• [GIVEN EXERCISE]
From the records, pick out and copy each line containing "this".
** Begin ENTRIES SHOWN **
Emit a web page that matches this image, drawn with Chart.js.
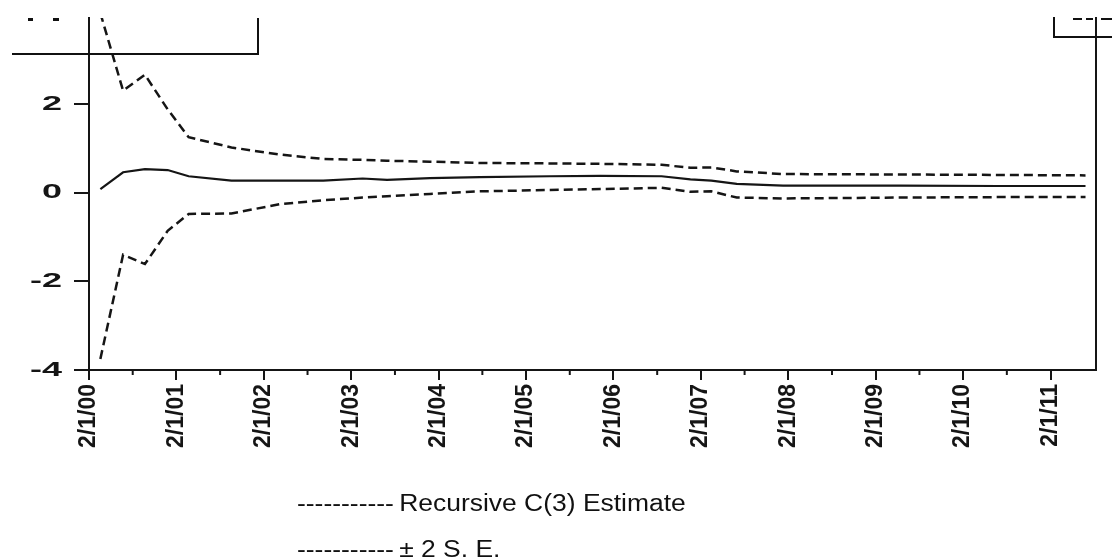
<!DOCTYPE html>
<html>
<head>
<meta charset="utf-8">
<script src="https://cdn.jsdelivr.net/npm/chart.js@4/dist/chart.umd.min.js"></script>
<style>
  html, body { margin:0; padding:0; background:#fff; }
  #wrap { position:relative; width:1112px; height:557px; overflow:hidden; background:#fff; }
  canvas { position:absolute; left:0; top:0; }
  .leg { position:absolute; left:297px; font-family:'Liberation Sans', Arial, sans-serif; font-size:23px; line-height:23px; color:#111; white-space:pre; transform:scaleX(1.15); transform-origin:0 0; }
  .ln { position:absolute; background:#111; }
</style>
</head>
<body>
<div id="wrap">
  <canvas id="c" width="1112" height="557"></canvas>
  <!-- cropped legend-box remnants at the top -->
  <div class="ln" style="left:12px; top:53px; width:247px; height:2px;"></div>
  <div class="ln" style="left:257px; top:18px; width:2px; height:37px;"></div>
  <div class="ln" style="left:28px; top:18px; width:5px; height:3px;"></div>
  <div class="ln" style="left:53px; top:18px; width:6px; height:3px;"></div>
  <div class="ln" style="left:1053px; top:17px; width:2px; height:21px;"></div>
  <div class="ln" style="left:1053px; top:36px; width:59px; height:2px;"></div>
  <div class="ln" style="left:1073px; top:18px; width:9px; height:2px;"></div>
  <div class="ln" style="left:1086px; top:18px; width:7px; height:2px;"></div>
  <div class="ln" style="left:1101px; top:18px; width:11px; height:2px;"></div>
  <div class="leg" style="top:492px;">-----------&#8201;Recursive C(3) Estimate</div>
  <div class="leg" style="top:538px;">-----------&#8201;± 2 S. E.</div>
</div>
<script>
// x positions in years after the first tick (2/1/00)
const periods  = [0.13, 0.39, 0.64, 0.90, 1.14, 1.63, 2.18, 2.68, 3.13, 3.41, 3.90, 4.47, 5.27, 5.85, 6.55, 6.88, 7.12, 7.41, 7.94, 9.28, 10.40, 11.40];
const estimate = [0.08, 0.46, 0.53, 0.51, 0.37, 0.27, 0.27, 0.27, 0.32, 0.29, 0.33, 0.35, 0.37, 0.38, 0.37, 0.30, 0.27, 0.20, 0.16, 0.16, 0.15, 0.15];
const upperSE  = [4.05, 2.30, 2.66, 1.88, 1.25, 1.02, 0.86, 0.76, 0.74, 0.72, 0.70, 0.67, 0.66, 0.65, 0.63, 0.56, 0.57, 0.48, 0.42, 0.41, 0.40, 0.39];
const lowerSE  = [-3.75, -1.40, -1.61, -0.86, -0.48, -0.47, -0.26, -0.17, -0.11, -0.08, -0.03, 0.03, 0.06, 0.08, 0.11, 0.02, 0.03, -0.11, -0.13, -0.11, -0.10, -0.10];
const tickLabels = ['2/1/00','2/1/01','2/1/02','2/1/03','2/1/04','2/1/05','2/1/06','2/1/07','2/1/08','2/1/09','2/1/10','2/1/11'];
const yTicks = [-4, -2, 0, 2];

const ink = '#151515';
const toXY = arr => arr.map((v, i) => ({x: periods[i], y: v}));

const extras = {
  id: 'extras',
  afterDraw(chart) {
    const xs = chart.scales.x, ys = chart.scales.y, ctx = chart.ctx;
    ctx.save();
    // minor ticks on the time axis
    ctx.strokeStyle = ink; ctx.lineWidth = 2;
    for (let i = 0; i < tickLabels.length - 1; i++) {
      const px = xs.getPixelForValue(i + 0.5);
      ctx.beginPath(); ctx.moveTo(px, xs.top); ctx.lineTo(px, xs.top + 5); ctx.stroke();
    }
    // wide value-axis labels (scanned look)
    ctx.fillStyle = ink;
    ctx.font = 'bold 20px "Liberation Sans"';
    ctx.textAlign = 'right'; ctx.textBaseline = 'middle';
    ys.ticks.forEach(t => {
      const py = ys.getPixelForValue(t.value);
      ctx.save();
      ctx.translate(62, py);
      ctx.scale(1.8, 1);
      ctx.fillText(String(t.value), 0, 0);
      ctx.restore();
    });
    ctx.restore();
  }
};

new Chart(document.getElementById('c'), {
  type: 'line',
  data: {
    datasets: [
      { label: 'Recursive C(3) Estimate', data: toXY(estimate), borderColor: ink, borderWidth: 2.2, pointRadius: 0, tension: 0 },
      { label: '± 2 S. E.', data: toXY(upperSE), borderColor: ink, borderWidth: 2.5, borderDash: [9, 5], pointRadius: 0, tension: 0 },
      { label: '± 2 S. E. (lower)', data: toXY(lowerSE), borderColor: ink, borderWidth: 2.5, borderDash: [9, 5], pointRadius: 0, tension: 0 }
    ]
  },
  options: {
    responsive: false,
    animation: false,
    layout: { padding: { top: 18, right: 16, left: 0, bottom: 0 } },
    plugins: { legend: { display: false }, tooltip: { enabled: false } },
    scales: {
      x: {
        type: 'linear', min: 0, max: 11.52,
        afterBuildTicks: s => { s.ticks = tickLabels.map((_, i) => ({ value: i })); },
        afterFit: s => { s.height = 187; },
        grid: { drawOnChartArea: false, drawTicks: true, tickLength: 10, color: ink, lineWidth: 2 },
        border: { color: ink, width: 2 },
        ticks: {
          autoSkip: false, maxRotation: 90, minRotation: 90, padding: 4,
          color: ink, font: { family: 'Liberation Sans', size: 23, weight: 'bold' },
          callback: v => tickLabels[Math.round(v)]
        }
      },
      y: {
        min: -4, max: 3.94,
        afterBuildTicks: s => { s.ticks = yTicks.map(v => ({ value: v })); },
        afterFit: s => { s.width = 89; },
        grid: { drawOnChartArea: false, drawTicks: true, tickLength: 15, color: ink, lineWidth: 2 },
        border: { color: ink, width: 2 },
        ticks: { display: false }
      },
      y2: {
        position: 'right', min: -4, max: 3.94,
        afterFit: s => { s.width = 0; },
        grid: { display: false },
        border: { display: true, color: ink, width: 2 },
        ticks: { display: false }
      }
    }
  },
  plugins: [extras]
});
</script>
</body>
</html>
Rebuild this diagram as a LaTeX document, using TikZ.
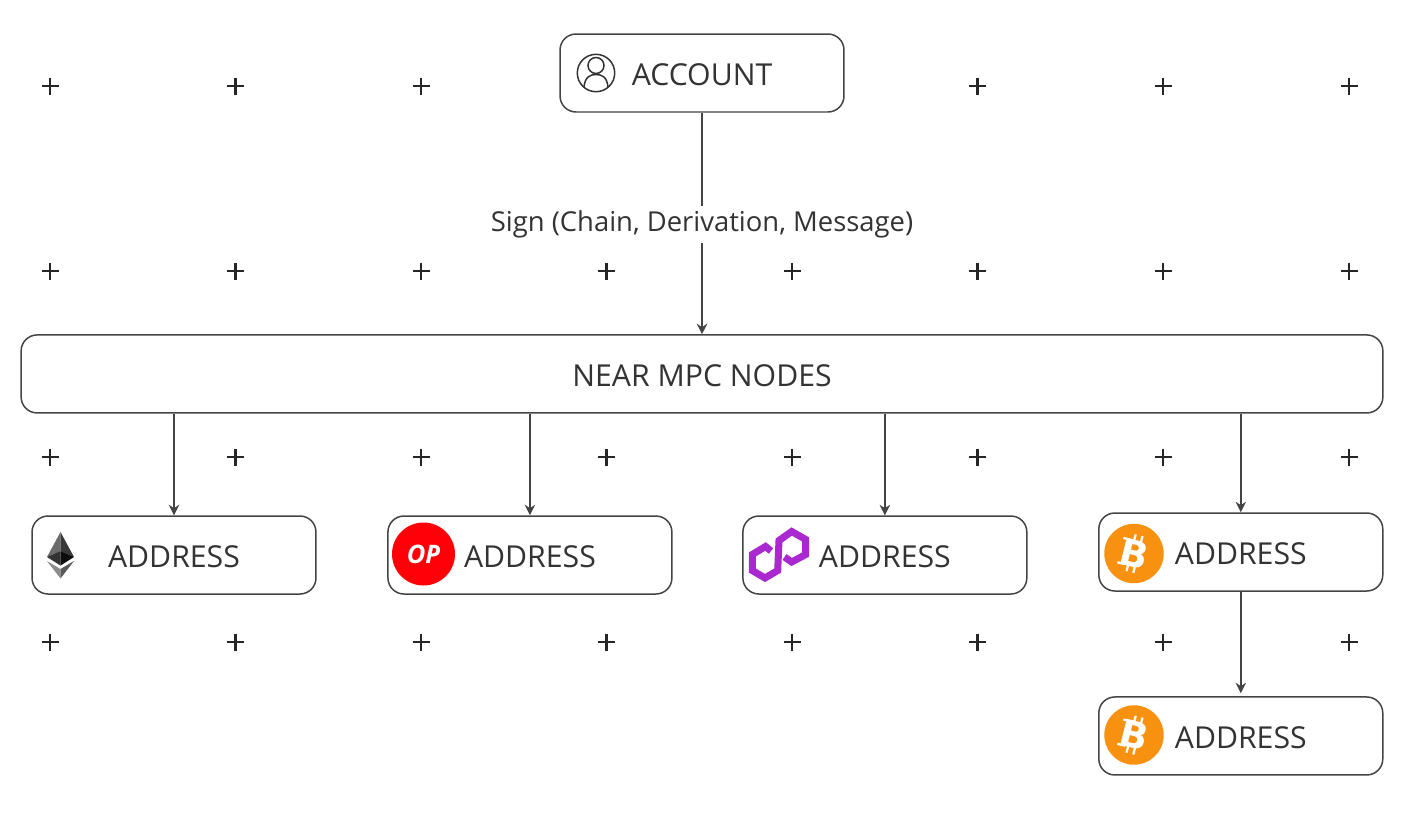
\documentclass[tikz,border=0pt]{standalone}
\usepackage{fontspec}
\setmainfont{Open Sans}
\newfontfamily\iconfont{DejaVu Sans}
\usetikzlibrary{positioning,arrows.meta}
\definecolor{inkgray}{HTML}{333333}
\definecolor{linegray}{HTML}{444444}
\definecolor{opred}{HTML}{FF0008}
\definecolor{btcorange}{HTML}{F8910F}
\definecolor{polypurple}{HTML}{A928CF}
\tikzstyle{box}=[draw=linegray,fill=white,rounded corners=.32cm,line width=.85pt,
  minimum width=5.68cm,minimum height=1.56cm,inner sep=0pt,text=inkgray,
  text height=14.2pt,text depth=0pt,font=\fontsize{17.2}{20}\selectfont]
\tikzstyle{widebox}=[box,minimum width=27.24cm]
\tikzstyle{plusmark}=[line width=1.6pt,black!85]
\tikzstyle{flow}=[->,linegray,line width=.85pt]
\tikzstyle{signlabel}=[fill=white,inner xsep=2pt,inner ysep=3pt,text=inkgray,
  font=\fontsize{15.6}{18}\selectfont]
\tikzstyle{btclogo}=[circle,fill=btcorange,minimum size=1.19cm,inner sep=0pt,text=white,
  rotate=-14,font=\iconfont\bfseries\fontsize{21}{21}\selectfont]
\tikzstyle{oplogo}=[circle,fill=opred,minimum size=1.26cm,inner sep=0pt,text=white,
  font=\bfseries\itshape\fontsize{14.5}{14.5}\selectfont]

\begin{document}
\begin{tikzpicture}[x=.02cm, y=-.02cm, >={Stealth[length=6pt,width=6pt]}, on grid]
  \useasboundingbox (0,0) rectangle (1406,812);

  % background grid
  \foreach \y in {271,457,642}
    \foreach \x in {50,235.5,421,606.5,792,977.5,1163,1349}
      \draw[plusmark] (\x-8.5,\y) -- (\x+8.5,\y) (\x,\y-8.5) -- (\x,\y+8.5);
  \foreach \x in {50,235.5,421,977.5,1163,1349}
    \draw[plusmark] (\x-8.5,86) -- (\x+8.5,86) (\x,77.5) -- (\x,94.5);

  \node[box] (account) at (702,73) {ACCOUNT};
  \node[widebox, below=6.02cm of account] (near) {NEAR MPC NODES};

  \node[box] (eth) at (174,555) {ADDRESS};
  \node[box, right=7.12cm of eth] (op) {ADDRESS};
  \node[box, right=7.1cm of op] (poly) {ADDRESS};
  \node[box, right=7.12cm of poly, yshift=.06cm] (btc) {ADDRESS};
  \node[box, below=3.68cm of btc] (btc2) {ADDRESS};

  \draw[flow] (account) -- node[signlabel, pos=.5, yshift=-.02cm] (sign) {Sign (Chain, Derivation, Message)} (near);
  \draw[flow] (near.south -| eth) -- (eth);
  \draw[flow] (near.south -| op) -- (op);
  \draw[flow] (near.south -| poly) -- (poly);
  \draw[flow] (near.south -| btc) -- (btc);
  \draw[flow, shorten >=1.7pt] (btc) -- (btc2);

  % account icon
  \draw[inkgray, line width=.85pt] (596,73) circle (18.7) (596,65.5) circle (8);
  \draw[inkgray, line width=.85pt] (584,87) .. controls (585,77) and (590,74.5) .. (596,74.5)
    .. controls (602,74.5) and (607,77) .. (608,87);

  % eth icon
  \fill[black!58] (60.5,532) -- (47,557) -- (60.5,551) -- cycle;
  \fill[black!78] (60.5,532) -- (74,557) -- (60.5,551) -- cycle;
  \fill[black!80] (47,557) -- (60.5,551) -- (60.5,565.5) -- cycle;
  \fill[black!95] (74,557) -- (60.5,551) -- (60.5,565.5) -- cycle;
  \fill[black!45] (47,561) -- (60.5,569) -- (60.5,578.5) -- cycle;
  \fill[black!65] (74,561) -- (60.5,569) -- (60.5,578.5) -- cycle;

  \node[oplogo] (oplogo1) at (423.5,554) {OP};

  % polygon icon
  \draw[polypurple, line width=4pt]
    (771,551) -- (765.5,546.5) -- (752.3,554.5) -- (752.3,570.5) -- (765,578) -- (777.7,570.5)
    -- (779,540.5) -- (791.7,531.5) -- (805.7,539.5) -- (805.7,554.5) -- (791.7,562) -- (784.5,557);

  \node[btclogo] (btclogo1) at (1134,553.5) {B};
  \node[btclogo] (btclogo2) at (1134,735) {B};
  \foreach \logo in {btclogo1,btclogo2}
    \draw[white, line width=1.3pt, shift={(\logo)}, rotate=-14]
      (-3,-11) -- (-3,-19) (4,-11) -- (4,-19) (-3,11) -- (-3,19) (4,11) -- (4,19)
      (-14,-12.5) -- (-6,-12.5) (-14,12.5) -- (-6,12.5);
\end{tikzpicture}
\end{document}
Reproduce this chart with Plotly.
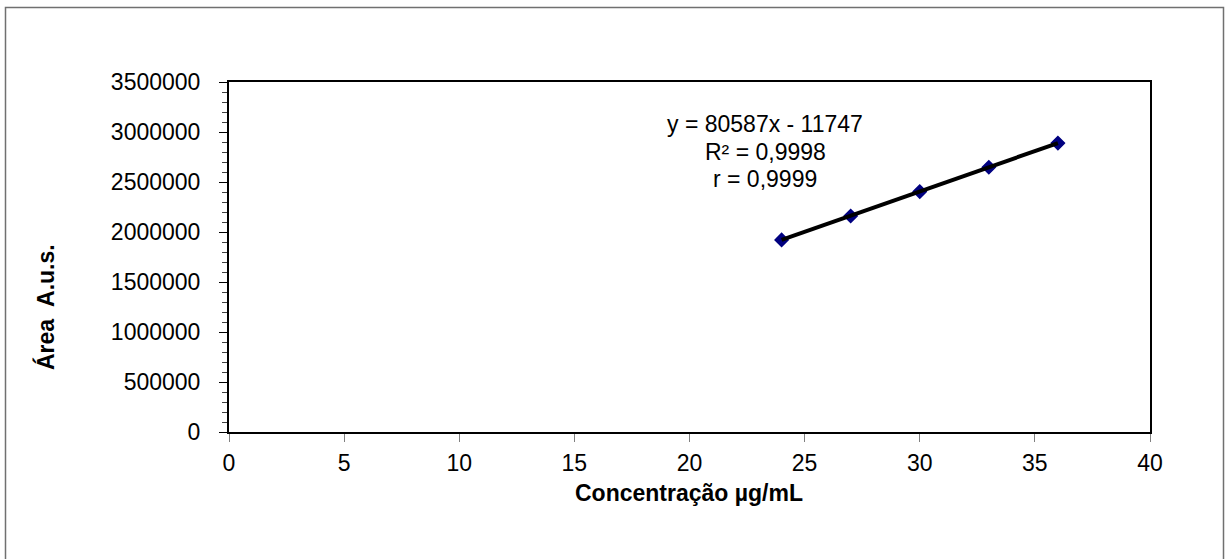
** End ENTRIES SHOWN **
• [OUTPUT OF THE EXERCISE]
Emit a web page that matches this image, drawn with Chart.js.
Rebuild this diagram as a LaTeX document, using TikZ.
Reproduce this chart with Plotly.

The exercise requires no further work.